Once Harrison was stable, he was sent back to the United States and transferred to the Bushnell Hospital in Brigham City, Utah for more surgery. Harrison was then transferred to the Letterman Army Hospital in San Francisco where he was given a wheelchair and intensive rehabilitation. After surgeons had grafted bones into his crushed knee, Harrison began to walk again with the help of a cane and leg brace.

==Later life==
After being discharged on March 17, 1947, Harrison returned to the United States and lived in San Francisco on 4612 Nineteenth Street. He and Eugene Bonini, another veteran of the war, opened a hardware store in 1946. The company grew by providing surplus military goods to major governmental institutions and private companies such as the U.S. Navy, local ship repair facilities and commercial businesses, Aerojet General, and Campbell Soup.

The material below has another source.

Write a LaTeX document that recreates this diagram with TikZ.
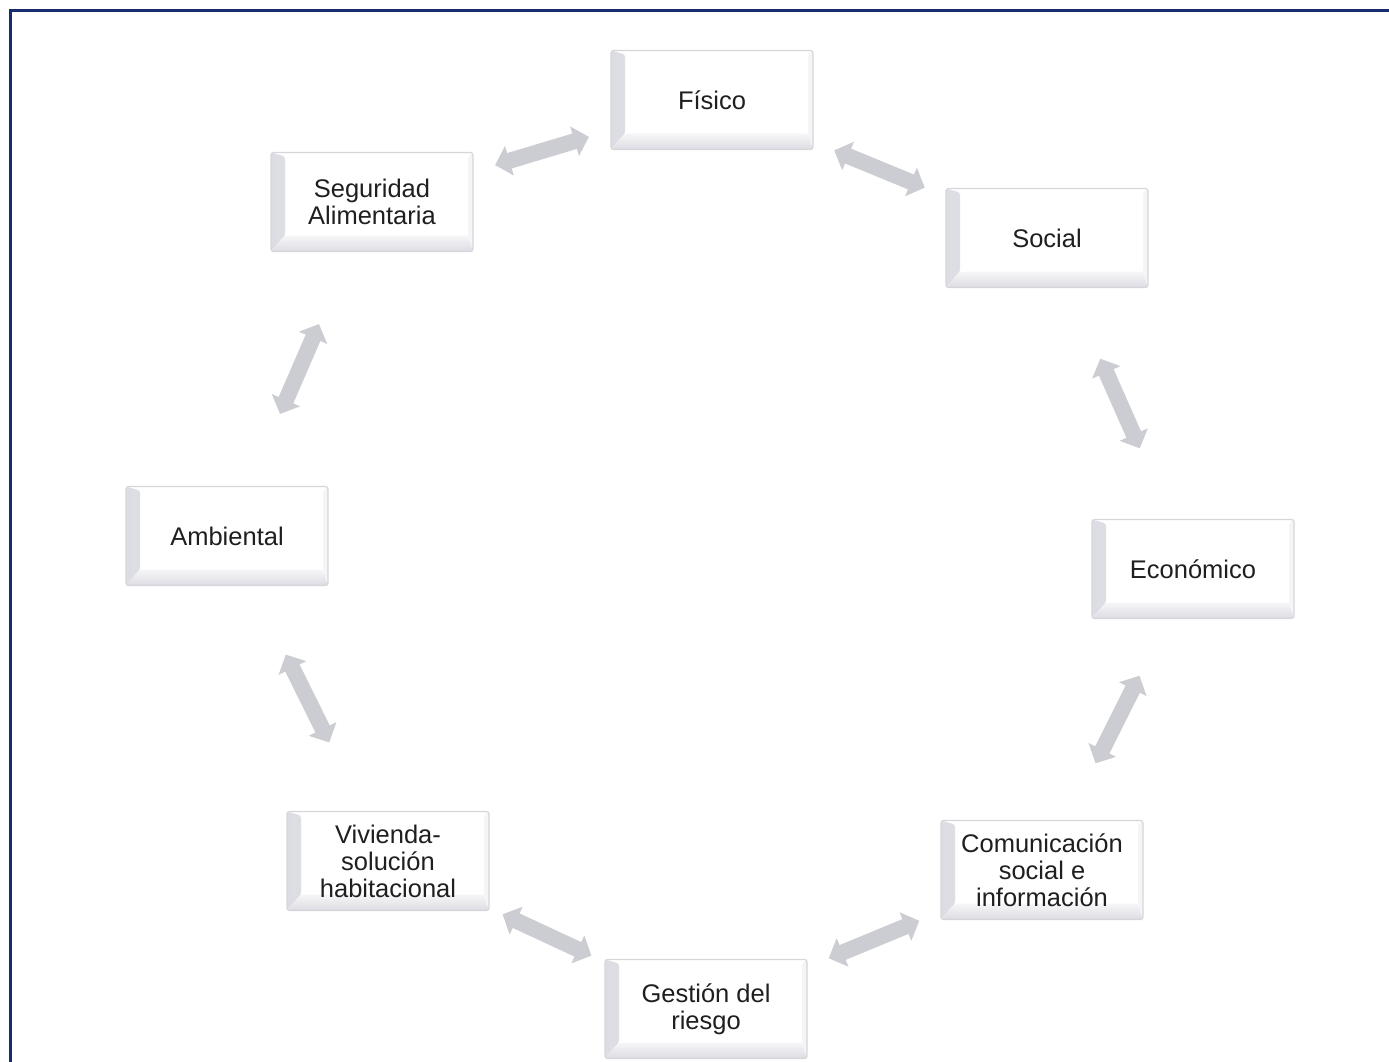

In 1950, Harrison founded the On-Off Chemical Corporation, which manufactured and distributed On-Off, a waterless cleaner for hands.

==Community service==
Harrison was appointed to the board of trustees as vice-president of the War Memorial of San Francisco in 1949 by Mayor Elmer E. Robinson and elected President of the board of trustees in December 1954. He was reappointed for five additional six-year terms.

He was the past second Vice-Commander of the American Legion of Zan Irwin Post No. 93; a life member of Veterans of Foreign Wars; a life member of the Military Order of the Purple Heart; Disabled American Veterans Organizer and First Commander of the William Randolph Hearst Chapter No. 144 and Past Commander of the San Francisco Chapter No. 3.

At the request of the Commanding General of Letterman Army Hospital, he engaged in extensive rehabilitation work with wounded Korean War veterans between 1950 and 1956.

Harrison was also a member of the San Francisco Traffic Club (honorary member), State of California Armenian-American Citizen's League (honorary life-member), Commonwealth Club and the American National Committee to Aid Homeless Armenians (ANCHA).

==Death==

Harrison died on January 1, 1994. He had no children.

==Military awards==
Harrison's military awards include:
| | Purple Heart |
| | Good Conduct Medal |
| | American Campaign Medal |
| | European-African-Middle Eastern Campaign Medal with four bronze campaign stars |
| | World War II Victory Medal |

==Recognition and legacy==
Harrison was nationally named "Hero of the Year" for rehabilitation work by the Disabled American Veterans in 1950.

He was the subject of the article entitled "The Man Who Refused to Die" by Vera Connolly, published in Red Book Magazine, October 1951. The article was reprinted in Reader's Digest, March 1952 and also reprinted in book form by Twayne Publishers and released as an anthology in 1953 entitled "Courage is the Key."

He was deemed as a Knight of the Order of the Compassionate Heart on December 18, 1975.

Harrison was the subject of a radio play entitled "The Empty Sleeve" by Irve Tunick which aired on an hour long nationwide broadcast on August 14, 1951, on the CBS network.

He was the subject of an article "A Universal Experience: My Favorite Story" by Vera Connolly published by the United States Department of Labor and printed by the President's Committee on Employment of the Physically Handicapped.

Former San Francisco mayor Elmer E. Robinson said about Harrison:

Sam Harrison is an inspiration to everyone who knows him. His tremendous force of character is evident in his fight back to a position of great usefulness to this community. He's a wonderful American. He sets us all a great example of patriotism and unselfish community service.